## Generators vs regular functions (or yield vs return) - basics

From python.org (https://docs.python.org/3/howto/functional.html):

__Generators__ are a special class of __functions__ that simplify the task of writing iterators.

__Regular__ functions compute a value and return it, but __generators__ return an __iterator__ that returns a stream of values.

An __iterator__ is an object representing a stream of data; this object returns the data one element at a time. 

Generators are also supported by other langues, for example C#: 
https://docs.microsoft.com/en-us/dotnet/csharp/language-reference/keywords/yield

### Generator basics

In [9]:
def example_generator():
    # use yield instead of return to turn a function into a generator.
    yield 1
    yield 2
    yield 30


In [2]:
# a generator function returns an object
g = example_generator()
print(g)

<generator object example_generator at 0x000002822AFC87C8>


In [3]:
# read out the first value
n = next(g)
print(n)

1


In [4]:
# continue
n = next(g)
print(n) # 2
n = next(g)
print(n) # 30


2
30


In [5]:
# what will happen when there are no more values?
n = next(g) # ?
print(n)

StopIteration: 

In [41]:
# normal use is in a for loop.
# a for loop iterates over the values that the generator returns.
for value in example_generator():
    print(value)

1
2
30


## Example - counting word lengths

In this example we want to write a function that will count the length of each word in a sentence and returns the length to the caller. The words are seperated by spaces.

In [1]:
# Define the example sentence
words = 'this is a sentence to test the word count functions'

### Count word lengths function with return

In [6]:
def count_word_lengths(sentence):
    # define a list for storing the length of each word
    word_lengths = list()
    
    for word in sentence.split():
        # Add each word length to the list
        word_lengths.append(len(word))
    return word_lengths


In [7]:
print(count_word_lengths(words))


[4, 2, 1, 8, 2, 4, 3, 4, 5, 9]


### Count word lengths function with a generator function

In [11]:
def count_word_lengths_yield(sentence):
    for word in sentence.split():
        # no intermediate storage needed. 
        # saves two statements. this also makes the intent of the function clearer.
        yield len(word)


When calling the function you get a generator instead of a list.

In [12]:
print(count_word_lengths_yield(words))

<generator object count_word_lengths_yield at 0x00000216E80337C8>


It is still possible to convert this to a list using the list() function.

In [13]:
print(list(count_word_lengths_yield(words)))

[4, 2, 1, 8, 2, 4, 3, 4, 5, 9]


### Using map to count word lengths

In this case also useful is a more functional style using the 'map' function.

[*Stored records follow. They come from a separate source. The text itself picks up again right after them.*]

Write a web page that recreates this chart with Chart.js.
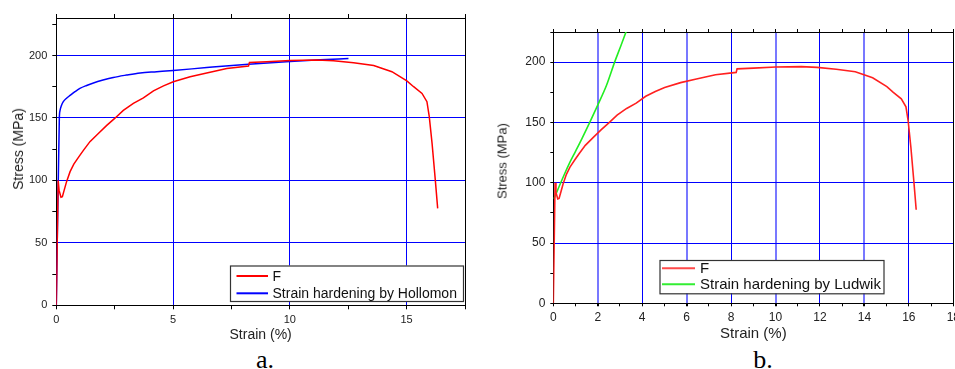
<!DOCTYPE html>
<html><head><meta charset="utf-8">
<script src="https://cdn.jsdelivr.net/npm/chart.js@4.4.1/dist/chart.umd.min.js"></script>
<style>
html,body{margin:0;padding:0;background:#fff;overflow:hidden;width:955px;height:369px;position:relative;}
#ca{position:absolute;left:0;top:0;}
#cb{position:absolute;left:480px;top:0;}
.ytitle{position:absolute;font-family:"Liberation Sans",Arial,sans-serif;color:#222;white-space:nowrap;transform:translate(-50%,-50%) rotate(-90deg);}
.cap{position:absolute;font-family:"Liberation Serif","Times New Roman",serif;font-size:26px;line-height:26px;color:#000;top:347px;transform:translateX(-50%);}
</style></head>
<body>
<canvas id="ca" width="480" height="345"></canvas>
<canvas id="cb" width="500" height="345"></canvas>
<div class="ytitle" style="left:17.5px;top:149px;font-size:14px;">Stress (MPa)</div>
<div class="ytitle" style="left:501.5px;top:161px;font-size:13px;">Stress (MPa)</div>
<div class="cap" style="left:265px;">a.</div>
<div class="cap" style="left:763px;">b.</div>
<script>
// ---- data ----
const strainF = [0,0.04,0.08,0.12,0.2,0.26,0.35,0.44,0.59,0.75,0.97,1.16,1.44,1.8,2.16,2.5,2.87,3.3,3.73,4.16,4.59,5.01,5.73,6.44,7.3,8.23,8.27,9.01,10.01,11.16,11.87,12.73,13.59,14.37,15.01,15.3,15.66,15.87,15.97,16.09,16.23,16.33];
const stressF = [0,50,100,92,86.5,87,93,99,107,113,119,124,131,137.6,144,149.6,156,161.6,166,171.7,175.7,179,183,186,189.6,191.5,194.4,195,196,196.3,195.7,194.1,192,187,179.7,175,169.6,163,151,129.6,100,77.6];
const strainHollomon = [0,0.13,0.16,0.22,0.3,0.45,0.59,0.8,1.01,1.3,1.59,2,2.44,3,3.59,4.3,5.01,6.44,8.23,10.01,11.3,12.51];
const stressHollomon = [0,150,156,160,163,166,168,171,173.6,176,178,180.3,182.4,184.3,186,187,188,190.3,193,195.2,196.6,197.6];
const strainLudwik = [0.03,0.5,0.75,1,1.3,1.64,2,2.4,2.76,3.05,3.3];
const stressLudwik = [86.7,107,117,126,137,150,164.4,181,200,214,226.5];
const seriesLabelsA = ['F','Strain hardening by Hollomon'];
const seriesLabelsB = ['F','Strain hardening by Ludwik'];
const xTicksA = [0,2.5,5,7.5,10,12.5,15,17.5];
const xTickLabelsA = ['0','','5','','10','','15',''];
const yTicks = [0,25,50,75,100,125,150,175,200,225];
const yTickLabels = ['0','','50','','100','','150','','200',''];
const xTicksB = [0,1,2,3,4,5,6,7,8,9,10,11,12,13,14,15,16,17,18];
const xTickLabelsB = ['0','','2','','4','','6','','8','','10','','12','','14','','16','','18'];

const FONT = '"Liberation Sans", Arial, sans-serif';
const BLUE = '#0000ff';
const pts = (xs, ys) => xs.map((x, i) => ({x, y: ys[i]}));

const frame = {
  id: 'frame',
  afterDatasetsDraw(chart) {
    const {ctx, chartArea: a} = chart;
    ctx.save();
    ctx.strokeStyle = '#000'; ctx.lineWidth = 1;
    const x = Math.round(a.right) + 0.5;
    ctx.beginPath(); ctx.moveTo(x, a.top); ctx.lineTo(x, a.bottom); ctx.stroke();
    ctx.restore();
  }
};
const boxLegend = {
  id: 'boxLegend',
  afterDraw(chart, args, o) {
    const ctx = chart.ctx;
    ctx.save();
    ctx.fillStyle = '#fff';
    ctx.fillRect(o.left, o.top, o.width, o.height);
    ctx.strokeStyle = '#333'; ctx.lineWidth = 1.2;
    ctx.strokeRect(o.left + 0.5, o.top + 0.5, o.width, o.height);
    ctx.font = o.font; ctx.textBaseline = 'middle'; ctx.fillStyle = '#111';
    chart.data.datasets.forEach((ds, i) => {
      const y = o.rows[i];
      ctx.strokeStyle = o.colors[i]; ctx.lineWidth = 2;
      ctx.beginPath(); ctx.moveTo(o.lineX1, y); ctx.lineTo(o.lineX2, y); ctx.stroke();
      ctx.fillText(ds.label, o.textX, y + 1);
    });
    ctx.restore();
  }
};

function scales(g) {
  const setTicks = (vals) => (s) => { s.ticks = vals.map(v => ({value: v})); };
  return {
    x: {
      type: 'linear', position: 'bottom', min: 0, max: g.xMax,
      afterBuildTicks: setTicks(g.xTicks),
      afterFit: s => { s.height = g.xH; },
      ticks: {autoSkip: false, maxRotation: 0, padding: g.xPad, color: '#222',
              font: {family: FONT, size: g.tickSize}, callback: (v, i) => g.xLabels[i]},
      grid: {color: c => (g.xLabels[c.index] && c.tick && c.tick.value !== 0) ? g.xGridColor(c.tick.value) : 'rgba(0,0,0,0)',
             lineWidth: c => (c.tick ? g.xGridWidth(c.tick.value) : 1),
             tickColor: '#000', tickLength: g.tickLen},
      border: {color: '#000', width: 1},
      title: {display: true, text: 'Strain (%)', color: '#222',
              font: {family: FONT, size: g.titleSize}, padding: {top: 0, bottom: g.titleBottom}}
    },
    x2: {
      type: 'linear', position: 'top', min: 0, max: g.xMax,
      afterBuildTicks: setTicks(g.xTicks),
      afterFit: s => { s.height = g.tickLen; },
      ticks: {display: false},
      grid: {drawOnChartArea: false, tickColor: '#000', tickLength: g.tickLen},
      border: {color: '#000', width: 1}
    },
    y: {
      type: 'linear', position: 'left', min: 0, max: g.yMax,
      afterBuildTicks: setTicks(yTicks.filter(v => v <= g.yMax)),
      afterFit: s => { s.width = g.yW; },
      ticks: {autoSkip: false, padding: g.yPad, color: '#222',
              font: {family: FONT, size: g.tickSize}, callback: (v, i) => yTickLabels[i]},
      grid: {color: c => (yTickLabels[c.index] && c.tick && c.tick.value !== 0) ? BLUE : 'rgba(0,0,0,0)',
             tickColor: '#000', tickLength: g.tickLen},
      border: {color: '#000', width: 1}
    }
  };
}

new Chart(document.getElementById('ca'), {
  type: 'line',
  data: {datasets: [
    {label: seriesLabelsA[0], data: pts(strainF, stressF), borderColor: '#ff0000', borderWidth: 1.5, pointRadius: 0, tension: 0, xAxisID: 'x', yAxisID: 'y'},
    {label: seriesLabelsA[1], data: pts(strainHollomon, stressHollomon), borderColor: '#0000ff', borderWidth: 1.5, pointRadius: 0, cubicInterpolationMode: 'monotone', xAxisID: 'x', yAxisID: 'y'}
  ]},
  options: {
    responsive: false, animation: false, devicePixelRatio: 1,
    layout: {padding: {left: 0, top: 14, right: 15, bottom: 0}},
    plugins: {
      legend: {display: false}, tooltip: {enabled: false},
      boxLegend: {left: 230, top: 265.5, width: 233, height: 35.5, rows: [276, 293.3],
                  lineX1: 236.5, lineX2: 268, textX: 272.5, font: '14px ' + FONT, colors: ['#ff0000', '#0000ff']}
    },
    scales: scales({xMax: 17.5, yMax: 230, xTicks: xTicksA, xLabels: xTickLabelsA, xH: 39.7, yW: 56.3,
                    xPad: 4, yPad: 5, tickLen: 4, tickSize: 11, titleSize: 14, titleBottom: 1.6,
                    xGridColor: () => BLUE, xGridWidth: () => 1})
  },
  plugins: [frame, boxLegend]
});

new Chart(document.getElementById('cb'), {
  type: 'line',
  data: {datasets: [
    {label: seriesLabelsB[0], data: pts(strainF, stressF), borderColor: '#ff2020', borderWidth: 1.6, pointRadius: 0, tension: 0, xAxisID: 'x', yAxisID: 'y'},
    {label: seriesLabelsB[1], data: pts(strainLudwik, stressLudwik), borderColor: '#22ee22', borderWidth: 1.6, pointRadius: 0, cubicInterpolationMode: 'monotone', xAxisID: 'x', yAxisID: 'y'}
  ]},
  options: {
    responsive: false, animation: false, devicePixelRatio: 1,
    layout: {padding: {left: 0, top: 29, right: 26.7, bottom: 0}},
    plugins: {
      legend: {display: false}, tooltip: {enabled: false},
      boxLegend: {left: 179.5, top: 260, width: 224, height: 33.3, rows: [268.3, 284.3],
                  lineX1: 182, lineX2: 215, textX: 220, font: '15px ' + FONT, colors: ['#ff4a4a', '#33ee33']}
    },
    scales: scales({xMax: 18, yMax: 225, xTicks: xTicksB, xLabels: xTickLabelsB, xH: 41.7, yW: 73.3,
                    xPad: 4, yPad: 5, tickLen: 3, tickSize: 12, titleSize: 15, titleBottom: 2.5,
                    xGridColor: v => ([2, 6, 10, 14].includes(v) ? '#7878ff' : BLUE),
                    xGridWidth: v => ([2, 6, 10, 14].includes(v) ? 2 : 1)})
  },
  plugins: [frame, boxLegend]
});
</script>
</body></html>
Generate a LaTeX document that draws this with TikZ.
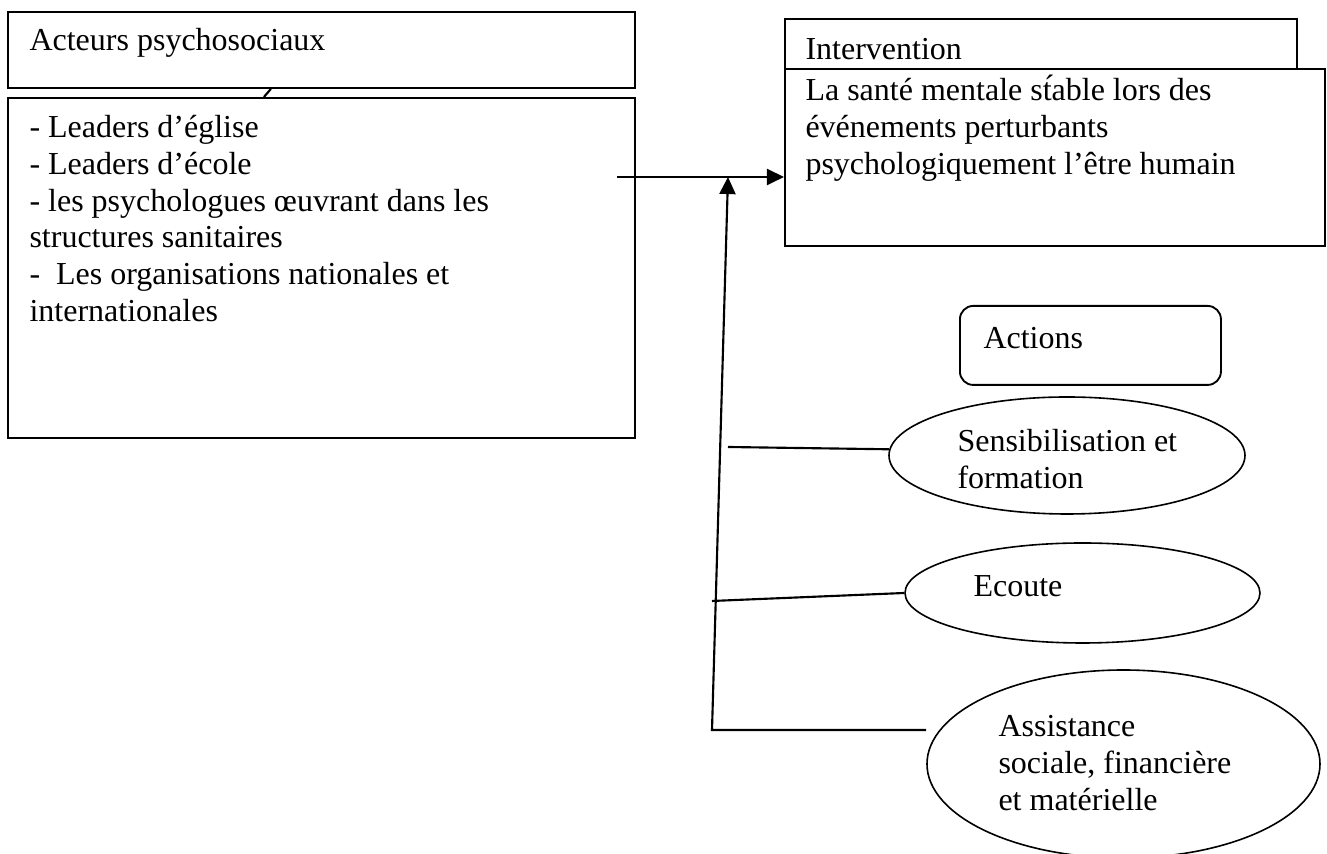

Map executes a function for each element in a stream. In this case the 'len' function is used.

Note: Pandas has a 'map' method as well that can be called on a Pandas Series object (https://pandas.pydata.org/pandas-docs/stable/reference/api/pandas.Series.map.html).

In [16]:
# this gives the same result as the previous examples.
print(list(map(len, words.split())))

[4, 2, 1, 8, 2, 4, 3, 4, 5, 9]


## Usage of word lengths
For example find large words.
iterate over list/sequence

In [20]:
def count_large_words(word_counter, sentence, max_length):
    cnt = 0
    
    # you can use the 'for .. in' for iterating over both lists and generators.
    for word_length in word_counter(sentence):
        if word_length > max_length:
            cnt += 1
    return cnt

In [21]:
# use the return version to count the word lengths

cnt = count_large_words(count_word_lengths, words, 4)
print(cnt)

3


In [38]:
# using the yield version gives the same result, but in the generator
# needs less storage.

cnt = count_large_words(count_word_lengths_yield, words, 4)
print(cnt)



3


In [24]:
# using a one liner :)
# this is less readable in my opinion in Python
cnt = len(list(filter(lambda x: x > 4, map(len, words.split()))))
print(cnt)

3


In [7]:
# using functools and reduce.
import functools

cnt = functools.reduce(lambda x, y: x + 1 if len(y) > 4 else x, words.split(), 0)
print(cnt)

3


### Infinite sequences

A generator can also be used to simulate an infinite sequence of values. For example prime numbers, random numbers etc. Below an example of random x,y coordinates.

In [27]:
import random


def rnd_coordinates(size_x, size_y):
        random.seed()
        while True:
            yield (random.randint(0, size_x - 1), random.randint(0, size_y - 1))


In [30]:
import itertools

# get 10 random coordinates.
for coord in itertools.islice(rnd_coordinates(50, 50), 10):
    print(coord)

(9, 9)
(20, 33)
(21, 7)
(40, 48)
(22, 5)
(10, 45)
(42, 2)
(32, 49)
(1, 30)
(33, 46)